[BEGIN DATASET CONTENT]
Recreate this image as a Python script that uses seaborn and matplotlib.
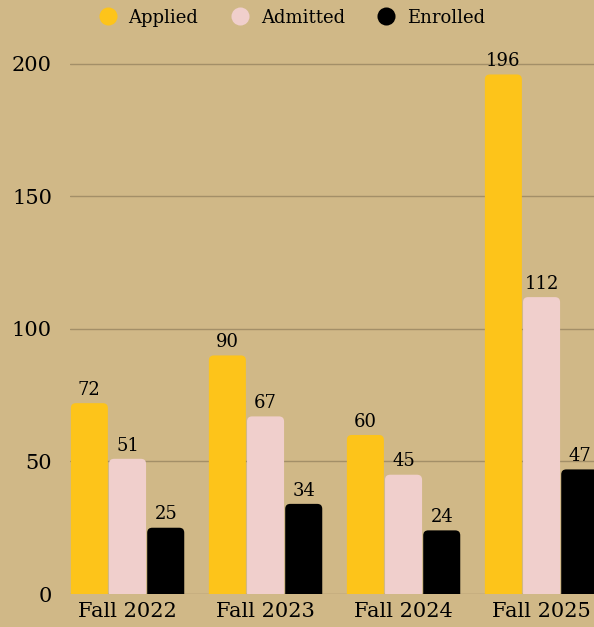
import pandas as pd
import matplotlib.pyplot as plt
import seaborn as sns
from matplotlib.patches import FancyBboxPatch
from matplotlib.lines import Line2D

terms = ["Fall 2022", "Fall 2023", "Fall 2024", "Fall 2025"]
applied = [72, 90, 60, 196]
admitted = [51, 67, 45, 112]
enrolled = [25, 34, 24, 47]
series = ["Applied", "Admitted", "Enrolled"]
colors = ["#FDC41A", "#F0CFCC", "#000000"]

bg = "#D0B887"
grid_c = "#A38F68"

df = pd.DataFrame({
    "term": terms * 3,
    "series": ["Applied"] * 4 + ["Admitted"] * 4 + ["Enrolled"] * 4,
    "value": applied + admitted + enrolled,
})

sns.set_theme(style="white")
plt.rcParams["font.family"] = ["DejaVu Serif"]

fig = plt.figure(figsize=(5.94, 6.27), dpi=100, facecolor=bg)
ax = fig.add_axes([70 / 594, 33 / 627, 524 / 594, 554 / 627], facecolor=bg)

sns.barplot(data=df, x="term", y="value", hue="series", order=terms,
            hue_order=series, palette=colors, width=0.83, gap=0.03,
            ax=ax, legend=False, saturation=1)

# swap rectangles for rounded bars (bottom corners hidden below zero)
px_x = 1 / 138
px_y = 200 / 530
r = 5
for p in list(ax.patches):
    x, w, h = p.get_x(), p.get_width(), p.get_height()
    fc = p.get_facecolor()
    p.remove()
    bar = FancyBboxPatch((x, -r * px_y * 2), w, h + r * px_y * 2,
                         boxstyle=f"round,pad=0,rounding_size={r * px_x}",
                         mutation_aspect=px_y / px_x,
                         facecolor=fc, edgecolor="none", zorder=2)
    ax.add_patch(bar)
    ax.text(x + w / 2, h + 1.6, f"{int(h)}", ha="center", va="bottom",
            fontsize=13, color="black", zorder=3)

ax.set_xlim(-0.417, 3.38)
ax.set_ylim(0, 209)
ax.set_yticks([0, 50, 100, 150, 200])
ax.yaxis.grid(True, color=grid_c, linewidth=1)
ax.set_axisbelow(True)
for s in ax.spines.values():
    s.set_visible(False)
ax.set_xlabel("")
ax.set_ylabel("")
ax.tick_params(axis="y", length=0, pad=13, labelsize=15, labelcolor="black")
ax.tick_params(axis="x", length=0, pad=6, labelsize=15, labelcolor="black")

handles = [Line2D([0], [0], marker="o", linestyle="", markersize=13,
                  markerfacecolor=c, markeredgecolor="none") for c in colors]
fig.legend(handles, series, loc="upper center", ncol=3, frameon=False,
           bbox_to_anchor=(0.484, 1.012), fontsize=13, columnspacing=1.3,
           handletextpad=0.15, labelcolor="black")

fig.savefig("out.png", dpi=100, facecolor=bg)
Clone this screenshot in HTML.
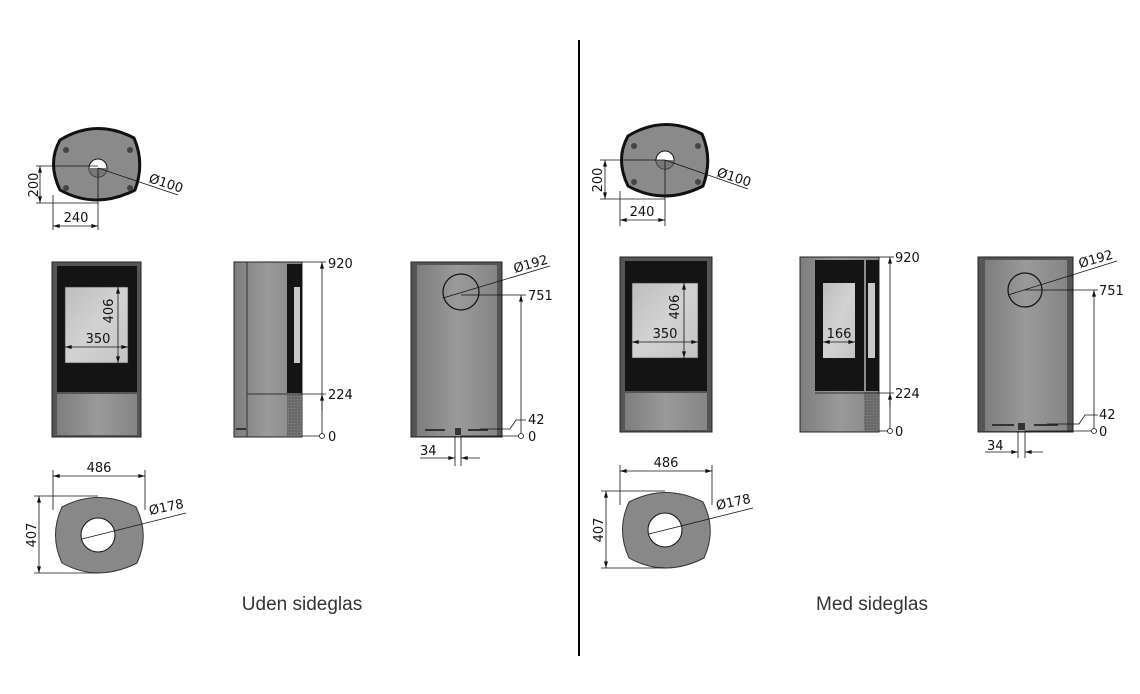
<!DOCTYPE html>
<html><head><meta charset="utf-8"><style>
html,body{margin:0;padding:0;background:#fff;width:1140px;height:694px;overflow:hidden}
svg{display:block}
text{font-family:"DejaVu Sans","Liberation Sans",sans-serif;fill:#111}
</style></head><body>
<svg width="1140" height="694" viewBox="0 0 1140 694" xmlns="http://www.w3.org/2000/svg">
<defs>
<marker id="a" viewBox="0 0 10 6" refX="10" refY="3" markerWidth="9" markerHeight="5" orient="auto-start-reverse"><path d="M0 0L10 3L0 6z" fill="#111"/></marker>
<linearGradient id="g" x1="0" x2="1"><stop offset="0" stop-color="#7d7d7d"/><stop offset=".5" stop-color="#9a9a9a"/><stop offset="1" stop-color="#858585"/></linearGradient>
<linearGradient id="gl" x1="0" x2="1" y1="0" y2="1"><stop offset="0" stop-color="#bdbdbd"/><stop offset=".5" stop-color="#d2d2d2"/><stop offset="1" stop-color="#c4c4c4"/></linearGradient>
<pattern id="h" width="3" height="3" patternUnits="userSpaceOnUse"><rect width="3" height="3" fill="#6a6a6a"/><rect width="1" height="1" fill="#888"/></pattern>
</defs>
<line x1="579" y1="40" x2="579" y2="656" stroke="#000" stroke-width="2"/>

<!-- LEFT SET -->
<g id="L">
<!-- top view -->
<path d="M60 140 Q96 118 134 138 Q145 163 135 190 Q96 210 60 190 Q47 163 60 140Z" fill="#8a8a8a" stroke="#111" stroke-width="3"/>
<circle cx="98" cy="168" r="9" fill="#fff" stroke="#111"/>
<path d="M89 168 A9 9 0 0 0 107 168Z" fill="#777"/>
<circle cx="66" cy="150" r="3" fill="#444"/><circle cx="130" cy="150" r="3" fill="#444"/><circle cx="66" cy="188" r="3" fill="#444"/><circle cx="130" cy="188" r="3" fill="#444"/>
<g stroke="#111" stroke-width="0.8" fill="none">
<line x1="36" y1="166" x2="98" y2="166"/><line x1="36" y1="203" x2="98" y2="203"/>
<line x1="40" y1="166" x2="40" y2="203" marker-start="url(#a)" marker-end="url(#a)"/>
<line x1="53" y1="195" x2="53" y2="230"/><line x1="98" y1="168" x2="98" y2="230"/>
<line x1="53" y1="226" x2="98" y2="226" marker-start="url(#a)" marker-end="url(#a)"/>
<line x1="98" y1="168" x2="178" y2="195"/>
</g>
<text x="38" y="185" font-size="13" transform="rotate(-90 38 185)" text-anchor="middle">200</text>
<text x="76" y="222" font-size="13" text-anchor="middle">240</text>
<text x="148" y="182" font-size="13" transform="rotate(18 148 182)">Ø100</text>

<!-- front view -->
<rect x="52" y="262" width="89" height="175" fill="#555" stroke="#222"/>
<rect x="57" y="266" width="80" height="126" fill="#141414"/>
<rect x="65" y="287" width="63" height="76" fill="url(#gl)" stroke="#333" stroke-width=".6"/>
<rect x="57" y="394" width="80" height="41" fill="url(#g)"/>
<g stroke="#111" stroke-width="0.8">
<line x1="118" y1="287" x2="118" y2="363" marker-start="url(#a)" marker-end="url(#a)"/>
<line x1="65" y1="347" x2="128" y2="347" marker-start="url(#a)" marker-end="url(#a)"/>
</g>
<text x="117" y="315" font-size="13" transform="rotate(-90 113 315)" text-anchor="middle">406</text>
<text x="98" y="343" font-size="13" text-anchor="middle">350</text>

<!-- side view -->
<rect x="234" y="262" width="68" height="175" fill="url(#g)" stroke="#222"/>
<line x1="247" y1="262" x2="247" y2="437" stroke="#333"/>
<rect x="287" y="264" width="15" height="129" fill="#141414"/>
<rect x="294" y="287" width="6" height="76" fill="#c8c8c8"/>
<line x1="247" y1="394" x2="302" y2="394" stroke="#333"/>
<rect x="287" y="395" width="15" height="41" fill="url(#h)"/>
<rect x="236" y="428" width="10" height="2" fill="#333"/>
<g stroke="#111" stroke-width="0.8">
<line x1="302" y1="262" x2="326" y2="262"/><line x1="302" y1="394" x2="326" y2="394"/><line x1="302" y1="436" x2="320" y2="436"/>
<line x1="322" y1="262" x2="322" y2="436" marker-start="url(#a)"/>
<line x1="322" y1="394" x2="322" y2="410" marker-start="url(#a)"/>
</g>
<circle cx="322" cy="436" r="2.5" fill="#fff" stroke="#111" stroke-width=".8"/>
<text x="328" y="268" font-size="13">920</text>
<text x="328" y="399" font-size="13">224</text>
<text x="328" y="441" font-size="13">0</text>

<!-- back view -->
<rect x="411" y="262" width="91" height="175" fill="#555" stroke="#222"/>
<rect x="417" y="265" width="80" height="171" fill="url(#g)"/>
<circle cx="461" cy="292" r="18" fill="none" stroke="#111" stroke-width="1.2"/>
<rect x="425" y="429" width="20" height="2" fill="#333"/><rect x="468" y="429" width="20" height="2" fill="#333"/>
<rect x="455" y="428" width="6" height="7" fill="#333"/>
<g stroke="#111" stroke-width="0.8" fill="none">
<line x1="443" y1="298" x2="550" y2="266"/>
<line x1="461" y1="295" x2="526" y2="295"/>
<line x1="521" y1="295" x2="521" y2="436" marker-start="url(#a)"/>
<path d="M480 429 L510 429 L516 420 L526 420"/>
<line x1="461" y1="436" x2="524" y2="436"/>
<line x1="455" y1="436" x2="455" y2="466"/><line x1="461" y1="436" x2="461" y2="466"/>
<line x1="420" y1="458" x2="455" y2="458" marker-end="url(#a)"/>
<line x1="480" y1="458" x2="461" y2="458" marker-end="url(#a)"/>
</g>
<circle cx="521" cy="436" r="2.5" fill="#fff" stroke="#111" stroke-width=".8"/>
<text x="515" y="273" font-size="13" transform="rotate(-16 515 273)">Ø192</text>
<text x="528" y="300" font-size="13">751</text>
<text x="528" y="424" font-size="13">42</text>
<text x="528" y="441" font-size="13">0</text>
<text x="420" y="455" font-size="13">34</text>
</g>

<!-- bottom view left -->
<path d="M62 507 Q98 488 136 507 Q150 535 137 563 Q98 583 62 563 Q49 535 62 507Z" fill="#888" stroke="#333"/>
<circle cx="98" cy="535" r="17" fill="#fff" stroke="#111"/>
<g stroke="#111" stroke-width="0.8">
<line x1="53" y1="470" x2="53" y2="510"/><line x1="145" y1="470" x2="145" y2="510"/>
<line x1="53" y1="476" x2="145" y2="476" marker-start="url(#a)" marker-end="url(#a)"/>
<line x1="34" y1="496" x2="98" y2="496"/><line x1="34" y1="573" x2="98" y2="573"/>
<line x1="39" y1="496" x2="39" y2="573" marker-start="url(#a)" marker-end="url(#a)"/>
<line x1="82" y1="539" x2="186" y2="513"/>
</g>
<text x="99" y="472" font-size="13" text-anchor="middle">486</text>
<text x="36" y="535" font-size="13" transform="rotate(-90 36 535)" text-anchor="middle">407</text>
<text x="150" y="515" font-size="13" transform="rotate(-12 150 515)">Ø178</text>

<!-- RIGHT SET -->
<g transform="translate(568,-4)">
<path d="M60 140 Q96 118 134 138 Q145 163 135 190 Q96 210 60 190 Q47 163 60 140Z" fill="#8a8a8a" stroke="#111" stroke-width="3"/>
<circle cx="97" cy="164" r="9" fill="#fff" stroke="#111"/>
<path d="M88 164 A9 9 0 0 0 106 164Z" fill="#777"/>
<circle cx="66" cy="150" r="3" fill="#444"/><circle cx="130" cy="150" r="3" fill="#444"/><circle cx="66" cy="186" r="3" fill="#444"/><circle cx="130" cy="186" r="3" fill="#444"/>
<g stroke="#111" stroke-width="0.8" fill="none">
<line x1="32" y1="164" x2="97" y2="164"/><line x1="32" y1="203" x2="97" y2="203"/>
<line x1="37" y1="164" x2="37" y2="203" marker-start="url(#a)" marker-end="url(#a)"/>
<line x1="52" y1="195" x2="52" y2="230"/><line x1="97" y1="164" x2="97" y2="230"/>
<line x1="52" y1="224" x2="97" y2="224" marker-start="url(#a)" marker-end="url(#a)"/>
<line x1="97" y1="164" x2="180" y2="193"/>
</g>
<text x="34" y="184" font-size="13" transform="rotate(-90 34 184)" text-anchor="middle">200</text>
<text x="74" y="220" font-size="13" text-anchor="middle">240</text>
<text x="148" y="180" font-size="13" transform="rotate(18 148 180)">Ø100</text>
</g>

<g transform="translate(568,-5)">
<rect x="52" y="262" width="92" height="175" fill="#555" stroke="#222"/>
<rect x="57" y="266" width="82" height="130" fill="#141414"/>
<rect x="64" y="288" width="66" height="75" fill="url(#gl)" stroke="#333" stroke-width=".6"/>
<rect x="57" y="398" width="82" height="37" fill="url(#g)"/>
<g stroke="#111" stroke-width="0.8">
<line x1="116" y1="288" x2="116" y2="363" marker-start="url(#a)" marker-end="url(#a)"/>
<line x1="64" y1="347" x2="130" y2="347" marker-start="url(#a)" marker-end="url(#a)"/>
</g>
<text x="115" y="316" font-size="13" transform="rotate(-90 111 316)" text-anchor="middle">406</text>
<text x="97" y="343" font-size="13" text-anchor="middle">350</text>
</g>

<g transform="translate(0,-5)">
<rect x="800" y="262" width="79" height="175" fill="url(#g)" stroke="#222"/>
<rect x="815" y="265" width="49" height="131" fill="#141414"/>
<rect x="823" y="288" width="32" height="75" fill="url(#gl)"/>
<rect x="866" y="265" width="13" height="131" fill="#141414"/>
<rect x="868" y="288" width="7" height="75" fill="#c8c8c8"/>
<line x1="815" y1="398" x2="879" y2="398" stroke="#333"/>
<rect x="864" y="399" width="15" height="37" fill="url(#h)"/>
<g stroke="#111" stroke-width="0.8">
<line x1="823" y1="347" x2="855" y2="347" marker-start="url(#a)" marker-end="url(#a)"/>
<line x1="879" y1="262" x2="894" y2="262"/><line x1="864" y1="398" x2="894" y2="398"/><line x1="879" y1="436" x2="890" y2="436"/>
<line x1="890" y1="262" x2="890" y2="436" marker-start="url(#a)"/>
<line x1="890" y1="398" x2="890" y2="412" marker-start="url(#a)"/>
</g>
<circle cx="890" cy="436" r="2.5" fill="#fff" stroke="#111" stroke-width=".8"/>
<text x="839" y="343" font-size="13" text-anchor="middle">166</text>
<text x="895" y="267" font-size="13">920</text>
<text x="895" y="403" font-size="13">224</text>
<text x="895" y="441" font-size="13">0</text>
</g>

<g transform="translate(567,-5)">
<rect x="411" y="262" width="95" height="175" fill="#555" stroke="#222"/>
<rect x="418" y="265" width="82" height="171" fill="url(#g)"/>
<circle cx="458" cy="295" r="17" fill="none" stroke="#111" stroke-width="1.2"/>
<rect x="425" y="429" width="22" height="2" fill="#333"/><rect x="467" y="429" width="24" height="2" fill="#333"/>
<rect x="451" y="428" width="7" height="7" fill="#333"/>
<g stroke="#111" stroke-width="0.8" fill="none">
<line x1="441" y1="300" x2="550" y2="266"/>
<line x1="458" y1="295" x2="531" y2="295"/>
<line x1="527" y1="295" x2="527" y2="436" marker-start="url(#a)"/>
<path d="M480 429 L512 429 L518 420 L531 420"/>
<line x1="458" y1="436" x2="530" y2="436"/>
<line x1="451" y1="436" x2="451" y2="463"/><line x1="458" y1="436" x2="458" y2="463"/>
<line x1="418" y1="457" x2="451" y2="457" marker-end="url(#a)"/>
<line x1="476" y1="457" x2="458" y2="457" marker-end="url(#a)"/>
</g>
<circle cx="527" cy="436" r="2.5" fill="#fff" stroke="#111" stroke-width=".8"/>
<text x="513" y="273" font-size="13" transform="rotate(-16 513 273)">Ø192</text>
<text x="532" y="300" font-size="13">751</text>
<text x="532" y="424" font-size="13">42</text>
<text x="532" y="441" font-size="13">0</text>
<text x="420" y="455" font-size="13">34</text>
</g>

<g transform="translate(567,-5)">
<path d="M62 507 Q98 488 136 507 Q150 535 137 563 Q98 583 62 563 Q49 535 62 507Z" fill="#888" stroke="#333"/>
<circle cx="98" cy="535" r="17" fill="#fff" stroke="#111"/>
<g stroke="#111" stroke-width="0.8">
<line x1="53" y1="470" x2="53" y2="510"/><line x1="145" y1="470" x2="145" y2="510"/>
<line x1="53" y1="476" x2="145" y2="476" marker-start="url(#a)" marker-end="url(#a)"/>
<line x1="34" y1="496" x2="98" y2="496"/><line x1="34" y1="573" x2="98" y2="573"/>
<line x1="39" y1="496" x2="39" y2="573" marker-start="url(#a)" marker-end="url(#a)"/>
<line x1="82" y1="539" x2="186" y2="513"/>
</g>
<text x="99" y="472" font-size="13" text-anchor="middle">486</text>
<text x="36" y="535" font-size="13" transform="rotate(-90 36 535)" text-anchor="middle">407</text>
<text x="150" y="515" font-size="13" transform="rotate(-12 150 515)">Ø178</text>
</g>

<text x="302" y="610" font-size="19" text-anchor="middle" style="font-family:'Liberation Sans',sans-serif;fill:#333">Uden sideglas</text>
<text x="872" y="610" font-size="19" text-anchor="middle" style="font-family:'Liberation Sans',sans-serif;fill:#333">Med sideglas</text>
</svg>
</body></html>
[END DATASET CONTENT]
**EXERCISE PROMPT**
Report how many lines of the data hold the string "matplotlib"; give only the number.

**EXERCISE RESULT**
4